Copy exactly, and only, the lines between the start of the entries below and the line containing "import matplotlib.pyplot as plt", both inclusive. Omit pictures.

============================================================

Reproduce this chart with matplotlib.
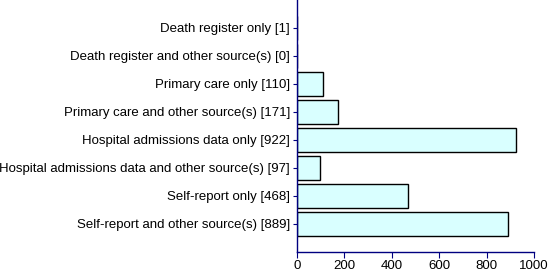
import matplotlib
matplotlib.use("Agg")
import matplotlib.pyplot as plt

categories = [
    "Death register only [1]",
    "Death register and other source(s) [0]",
    "Primary care only [110]",
    "Primary care and other source(s) [171]",
    "Hospital admissions data only [922]",
    "Hospital admissions data and other source(s) [97]",
    "Self-report only [468]",
    "Self-report and other source(s) [889]",
]
counts = [1, 0, 110, 171, 922, 97, 468, 889]
x_ticks = [0, 200, 400, 600, 800, 1000]

plt.rcParams["font.family"] = ["Liberation Sans", "DejaVu Sans"]
navy = "#000080"

fig = plt.figure(figsize=(5.5, 2.76), dpi=100)
ax = fig.add_axes([0.540, 0.087, 0.431, 0.913])

pos = list(range(len(categories)))
ax.barh(pos, counts, height=0.88, color="#D9FFFF", edgecolor="black", linewidth=1.0)

ax.set_ylim(8.0, -1.0)
ax.set_xlim(0, 1000)
ax.set_yticks(pos)
ax.set_yticklabels(categories, fontsize=9.5)
ax.set_xticks(x_ticks)
ax.set_xticklabels([str(v) for v in x_ticks], fontsize=9.5)

for side in ["top", "right"]:
    ax.spines[side].set_visible(False)
for side in ["left", "bottom"]:
    ax.spines[side].set_color(navy)
    ax.spines[side].set_linewidth(1.0)

ax.tick_params(axis="y", length=3, width=0.8, color=navy, pad=2)
ax.tick_params(axis="x", length=4, width=0.8, color=navy, pad=2)

fig.savefig("out.png", dpi=100)
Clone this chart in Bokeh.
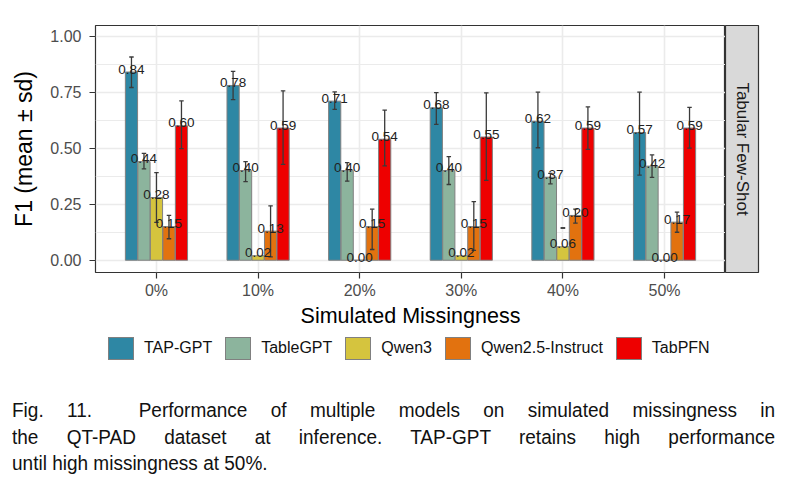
import math
from bokeh.plotting import figure
from bokeh.models import (ColumnDataSource, Range1d, FixedTicker, PrintfTickFormatter, Div)
from bokeh.layouts import column, row
from bokeh.core.properties import value
from bokeh.embed import file_html
from bokeh.resources import INLINE

# ---------------- data ----------------
missingness = ["0%", "10%", "20%", "30%", "40%", "50%"]
models = ["TAP-GPT", "TableGPT", "Qwen3", "Qwen2.5-Instruct", "TabPFN"]

tap_gpt = [0.84, 0.78, 0.71, 0.68, 0.62, 0.57]
table_gpt = [0.44, 0.40, 0.40, 0.40, 0.37, 0.42]
qwen3 = [0.28, 0.02, 0.00, 0.02, 0.06, 0.00]
qwen25 = [0.15, 0.13, 0.15, 0.15, 0.20, 0.17]
tabpfn = [0.60, 0.59, 0.54, 0.55, 0.59, 0.59]

tap_gpt_lo = [0.771, 0.717, 0.673, 0.606, 0.502, 0.380]
tap_gpt_hi = [0.907, 0.843, 0.751, 0.748, 0.750, 0.750]
table_gpt_lo = [0.408, 0.351, 0.353, 0.338, 0.341, 0.370]
table_gpt_hi = [0.477, 0.440, 0.436, 0.462, 0.388, 0.470]
qwen3_lo = [0.169, None, None, None, 0.144, None]
qwen3_hi = [0.391, None, None, None, 0.144, None]
qwen25_lo = [0.096, 0.015, 0.048, 0.044, 0.166, 0.125]
qwen25_hi = [0.200, 0.243, 0.228, 0.262, 0.228, 0.215]
tabpfn_lo = [0.498, 0.428, 0.421, 0.356, 0.495, 0.500]
tabpfn_hi = [0.711, 0.756, 0.670, 0.747, 0.684, 0.682]

y_ticks = [0.00, 0.25, 0.50, 0.75, 1.00]
y_minor = [0.125, 0.375, 0.625, 0.875]
strip_label = "Tabular Few-Shot"
x_title = "Simulated Missingness"
y_title = "F1 (mean \u00b1 sd)"
caption_lines = [
    "Fig. 11.&nbsp; Performance of multiple models on simulated missingness in",
    "the QT-PAD dataset at inference. TAP-GPT retains high performance",
    "until high missingness at 50%.",
]

colors = ["#2E87A4", "#8CB49D", "#D5C43E", "#E2720F", "#EE0000"]
means = [tap_gpt, table_gpt, qwen3, qwen25, tabpfn]
lows = [tap_gpt_lo, table_gpt_lo, qwen3_lo, qwen25_lo, tabpfn_lo]
highs = [tap_gpt_hi, table_gpt_hi, qwen3_hi, qwen25_hi, tabpfn_hi]

FONT = "Liberation Sans"

# ---------------- main panel ----------------
n = len(missingness)
y_start, y_end = -0.0547, 1.0476
H = 330
TOP, BOTTOM = 25, 57

p = figure(width=725, height=H,
           min_border_left=95, min_border_right=0, min_border_top=TOP, min_border_bottom=BOTTOM,
           x_range=Range1d(-0.6, n - 1 + 0.6), y_range=Range1d(y_start, y_end),
           output_backend="svg", toolbar_location=None)
p.background_fill_color = "white"
p.border_fill_color = "white"
p.outline_line_color = "#333333"
p.outline_line_width = 1.2

p.xgrid.grid_line_color = "#EBEBEB"
p.xgrid.grid_line_width = 1.6
p.ygrid.grid_line_color = "#EBEBEB"
p.ygrid.grid_line_width = 1.6
p.ygrid.minor_grid_line_color = "#EBEBEB"
p.ygrid.minor_grid_line_width = 1.0

idx = list(range(n))
p.xaxis.ticker = FixedTicker(ticks=idx)
p.xaxis.major_label_overrides = {i: lab for i, lab in zip(idx, missingness)}
p.yaxis.ticker = FixedTicker(ticks=y_ticks, minor_ticks=y_minor)
p.yaxis.formatter = PrintfTickFormatter(format="%.2f")
p.xaxis.axis_label = x_title
p.yaxis.axis_label = y_title
for ax in (p.xaxis[0], p.yaxis[0]):
    ax.axis_line_color = None
    ax.major_tick_line_color = "#333333"
    ax.major_tick_line_width = 1.2
    ax.major_tick_out = 6
    ax.major_tick_in = 0
    ax.minor_tick_line_color = None
    ax.major_label_text_font = FONT
    ax.major_label_text_font_size = "16px"
    ax.major_label_text_color = "#4D4D4D"
    ax.axis_label_text_font = FONT
    ax.axis_label_text_font_style = "normal"
    ax.axis_label_text_color = "#000000"
p.xaxis.axis_label_text_font_size = "21.5px"
p.yaxis.axis_label_text_font_size = "23px"
p.xaxis.major_label_standoff = 3
p.yaxis.major_label_standoff = 8
p.xaxis.axis_label_standoff = 2
p.yaxis.axis_label_standoff = 10

step = 0.123
bar_w = 0.12
cap_half = 0.022
bar_sources = []
err_sources = []
for k, (name, col, m, lo, hi) in enumerate(zip(models, colors, means, lows, highs)):
    off = (k - 2) * step
    xs = [i + off for i in idx]
    src = ColumnDataSource(dict(x=xs, top=m, lab=["%.2f" % v for v in m]))
    p.vbar(x="x", top="top", bottom=0, width=bar_w, source=src,
           fill_color=col, line_color="#808080", line_width=1)
    bar_sources.append(src)
    ex = [x for x, a in zip(xs, lo) if a is not None]
    el = [a for a in lo if a is not None]
    eh = [b for b in hi if b is not None]
    err_sources.append(ColumnDataSource(dict(
        x=ex, lower=el, upper=eh,
        xl=[x - cap_half for x in ex], xr=[x + cap_half for x in ex])))

for es in err_sources:
    kw = dict(source=es, line_color="#3A3A3A", line_width=1.3)
    p.segment(x0="x", y0="lower", x1="x", y1="upper", **kw)
    p.segment(x0="xl", y0="upper", x1="xr", y1="upper", **kw)
    p.segment(x0="xl", y0="lower", x1="xr", y1="lower", **kw)

for src in bar_sources:
    p.text(x="x", y="top", text="lab", source=src, y_offset=-3,
           text_align="center", text_baseline="alphabetic",
           text_font=value(FONT), text_font_size="13.5px", text_color="#222222")

# ---------------- facet strip ----------------
s = figure(width=60, height=H, min_border_left=0, min_border_right=27,
           min_border_top=TOP, min_border_bottom=BOTTOM,
           x_range=Range1d(0, 1), y_range=Range1d(0, 1),
           x_axis_type=None, y_axis_type=None,
           output_backend="svg", toolbar_location=None)
s.grid.visible = False
s.background_fill_color = "#D9D9D9"
s.border_fill_color = "white"
s.outline_line_color = "#333333"
s.outline_line_width = 1.2
s.text(x=[0.5], y=[0.5], text=[strip_label], angle=-math.pi / 2,
       text_align="center", text_baseline="middle",
       text_font=value(FONT), text_font_size="17px", text_color="#1A1A1A")

# ---------------- legend (HTML row under the axis title) ----------------
items_html = ""
for k, (name, col) in enumerate(zip(models, colors)):
    gap = "0" if k == 0 else "13px"
    items_html += ("<div style='display:flex; align-items:center; margin-left:%s;'>"
                   "<div style='width:26px; height:23px; background:%s; border:1px solid #808080;'></div>"
                   "<span style='margin-left:10px;'>%s</span></div>" % (gap, col, name))
legend_html = ("<div style=\"display:flex; align-items:center; padding-left:103px; padding-top:2px; "
               "font-family: 'Liberation Sans', Arial, sans-serif; font-size:16px; color:#111; "
               "white-space:nowrap;\">" + items_html + "</div>")
leg = Div(text=legend_html, width=785, height=40)

# ---------------- caption ----------------
squeeze = 0.95
line_style = "text-align: justify; text-align-last: justify;"
html = ("<div style='width: 785px; overflow: hidden;'>"
        "<div style=\"font-family: 'Liberation Sans', Arial, sans-serif; font-size: 20px; "
        "line-height: 26.5px; color: #111; width: %.1fpx; margin-left: 7px; padding-top: 12px; "
        "transform: scaleX(%.2f); transform-origin: 0 0;\">" % (763 / squeeze, squeeze)
        + "<div style='%s'>%s</div>" % (line_style, caption_lines[0])
        + "<div style='%s'>%s</div>" % (line_style, caption_lines[1])
        + "<div style='text-align: left;'>%s</div>" % caption_lines[2]
        + "</div></div>")
cap = Div(text=html, width=785, height=494 - H - 40)

layout = column(row(p, s, spacing=0), leg, cap, spacing=0)
open("out.html", "w").write(file_html(layout, INLINE))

============================================================

▶ [Answer to the problem]:
Reproduce this chart with matplotlib.
import matplotlib
matplotlib.use("Agg")
import matplotlib.pyplot as plt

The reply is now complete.